CNN have come unstuck because someone posted a completely untrue story about Steve Jobs being rushed to hospital on their web site.

At a time when share prices are sensitive to any and all rumours in a system that is totally irrational in the first place, this was bound to lead to a rush to sell Apple stock — wiping “millions” of pretend money off the pretend value of Apple Inc.

This prank “report” was probably from an Apple-hater, but it could equally have been from someone looking to clean up on the stock exchange. Of course, none of this would happen if the share dealers weren’t in a state of hysteria and panic. We should all collectively line up and give them a slap in the face: “Pull yourself together!”

on the BBC site, the story has led to a wider debate (in the comments to the story) about fact checking and the nature of 24 hour news. This one caught my eye:

I was involved in the Buncefield Oil Depot explosion in 2005 and it was briefly reported as a plane crash on BBC News 24, based on one bloke who thought it sounded like one.

For the next few hours newscasters were saying "initial reports of a plane crash were unfounded". Initial reports? You made it up, based on rumour, with the motive to be the first channel to broadcast that tantalising nugget of information.
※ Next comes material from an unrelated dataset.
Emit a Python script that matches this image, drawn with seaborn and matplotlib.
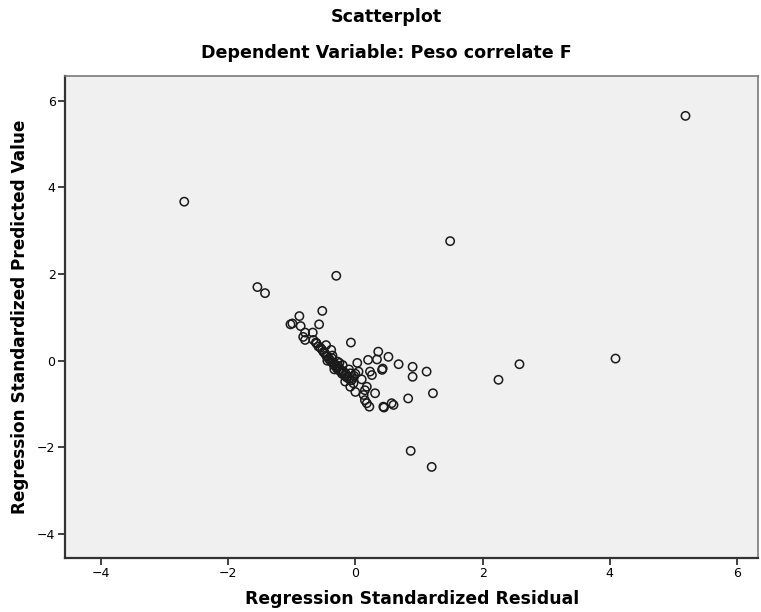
import matplotlib
matplotlib.use("Agg")
import matplotlib.pyplot as plt
import seaborn as sns
import pandas as pd

# Regression Standardized Residual (x) and Predicted Value (y)
residual = [
    5.19, -2.69, 1.49, -0.30, -1.54, -1.42, 4.09, 2.58, 2.25, 0.87, 1.20,
    1.22, 0.83, 0.45, 0.60, 0.57, 0.52, 0.68, 0.90, 0.90, 1.12, 0.43, 0.36,
    0.34, 0.20, 0.03, -0.07, 0.23, 0.26, 0.10, -0.03, -0.08, 0.18, 0.15,
    0.31, 0.13, 0.15, 0.18, 0.22, 0.44, 0.00, -0.16, -0.08, -0.06, 0.42,
    -0.52, -0.88, -0.99, -0.86, -0.57, -0.79, -0.67, -0.82, -0.79, -0.66,
    -0.61, -0.46, -0.38, -1.02,
    -0.62, -0.58, -0.55, -0.52, -0.50, -0.48, -0.46, -0.44, -0.42, -0.40,
    -0.38, -0.37, -0.35, -0.34, -0.32, -0.30, -0.29, -0.27, -0.26, -0.24,
    -0.22, -0.21, -0.19, -0.17, -0.15, -0.14, -0.12, -0.10, -0.05, -0.02,
    0.00, -0.44, -0.33, -0.28, -0.20, -0.36, -0.25, -0.10, 0.05,
]
predicted = [
    5.65, 3.67, 2.76, 1.96, 1.70, 1.56, 0.05, -0.08, -0.44, -2.08, -2.45,
    -0.75, -0.87, -1.08, -1.02, -0.98, 0.09, -0.08, -0.14, -0.37, -0.25, -0.18, 0.21,
    0.03, 0.02, -0.05, 0.42, -0.25, -0.33, -0.43, -0.52, -0.60, -0.60, -0.68,
    -0.75, -0.79, -0.91, -0.98, -1.06, -1.06, -0.72, -0.48, -0.29, -0.45, -0.21,
    1.15, 1.03, 0.86, 0.80, 0.84, 0.65, 0.65, 0.55, 0.48, 0.48,
    0.40, 0.36, 0.25, 0.84,
    0.42, 0.33, 0.30, 0.25, 0.20, 0.18, 0.12, 0.10, 0.05, 0.02,
    -0.02, 0.06, -0.05, -0.10, -0.08, -0.14, -0.18, -0.12, -0.22, -0.20,
    -0.26, -0.30, -0.24, -0.34, -0.30, -0.38, -0.36, -0.42, -0.40, -0.35,
    -0.30, 0.00, -0.20, -0.02, -0.10, 0.12, -0.05, -0.20, -0.25,
]
ticks = [-4, -2, 0, 2, 4, 6]
tick_labels = ["\u22124", "\u22122", "0", "2", "4", "6"]

df = pd.DataFrame({"resid": residual, "pred": predicted})

sns.set_style("white")
plt.rcParams["font.family"] = ["DejaVu Sans"]
plt.rcParams["text.color"] = "black"

fig = plt.figure(figsize=(7.61, 6.12), dpi=100)
ax = fig.add_axes([65.3 / 761, 1 - 557.5 / 612, (758 - 65.3) / 761, (557.5 - 76) / 612])
ax.set_facecolor("#f0f0f0")

sns.scatterplot(data=df, x="resid", y="pred", ax=ax, marker="o", s=36,
                facecolors="none", edgecolor="#1a1a1a", linewidth=1.1, legend=False)

ax.set_xlim(-4.56, 6.33)
ax.set_ylim(-4.54, 6.57)
ax.set_xticks(ticks)
ax.set_xticklabels(tick_labels)
ax.set_yticks(ticks)
ax.set_yticklabels(tick_labels)
ax.tick_params(axis="both", which="both", direction="out", length=5, width=1.3,
               color="#333333", labelcolor="black", labelsize=9, pad=2,
               bottom=True, left=True)

for side in ["left", "bottom"]:
    ax.spines[side].set_color("#333333")
    ax.spines[side].set_linewidth(1.6)
for side in ["top", "right"]:
    ax.spines[side].set_color("#7a7a7a")
    ax.spines[side].set_linewidth(1.2)

ax.set_xlabel("Regression Standardized Residual", fontsize=12.4, fontweight="bold",
              color="black", labelpad=7)
ax.set_ylabel("Regression Standardized Predicted Value", fontsize=12.2, fontweight="bold",
              color="black", labelpad=6)

fig.text(386 / 761, 1 - 17 / 612, "Scatterplot", ha="center", va="center",
         fontsize=12.6, fontweight="bold", color="black")
fig.text(386 / 761, 1 - 53 / 612, "Dependent Variable: Peso correlate F", ha="center",
         va="center", fontsize=12.6, fontweight="bold", color="black")

fig.savefig("out.png", dpi=100)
Basically, broadcast rumour to try and be the first with "Breaking News". Breaking News is like breaking wind, its usually badly timed and it stinks

via Read all about it here.

Meanwhile, I’m also pondering the (irrational) belief, apparent from Wall St’s reaction, that, without Steve Jobs, Apple has nothing. Jobs is not an engineer, nor a designer, nor a programmer. He had almost no involvement in the creation of the original Mac (he was wasting his time on the expensive and pointless Lisa), and although he gives a good speech and carries around his famous “reality distortion field,” the Apple product line-up has been designed and built by Apple engineers.

I would have thought there were any number of people champing at the bit to lead Apple — it’s hardly a poisoned chalice, not like being offered the job in 1995-6, when Gil Amelio took over.

In fact, if I were on the Apple board, I’d be looking for Jobs to step down, not because he’s actually ill, but because all anyone has to do is start a rumour about his health (I knew this would happen after 5 years, by the way) to damage the Apple share price. Of course, if the press showed a little responsibility in the reporting of these rumours they wouldn’t have any effect.


3 thoughts on “Lies, Damn Lies, and Citizen Journalism

  1. As with politics, the business world seems obsessed with personality sometimes. Doubtful that the wheels would fall off any of these giant institutions when one person leaves, although it would be different for a start-up company of course.

  2. I have to disagree with your assessment of Jobs’ importance to Apple. Would his leaving kill the company? No. But he’s more than just a personality. For example during his exile from Apple he designed a rather brilliant competitive system. Beyond that he has done a superb job of steering Apple into the right markets.

  3. Rob

    @Discover – yes, it’s the cult of personality, and a kind of mythologising of modern business – creating 19thC-style tycoons out of the modern corporate world.

    @lucid – I’m an admirer of Jobs, and I love the success he brought to a company that was on its knees. He brought renewed focus and a much needed sense of direction. However, while he may have been CEO, I dispute that he was the architect of everything at NeXT. For a start, NeXT and MacOS X are both based on UNIX underpinnings – for which we can thank Berkeley. And NeXT employed software engineers, just like Apple does. I’m not in favour of individuals getting sole credit for collective endeavour. And though the cube looked wonderful, it took a long time and a lot of engineering for NeXT to become a useable version of OS X – the first few iterations had novelty value but the SPOD was an ever-present feature.

    Still, a strong personality was required to drive through the necessary OS changes at Apple (and later chip changes).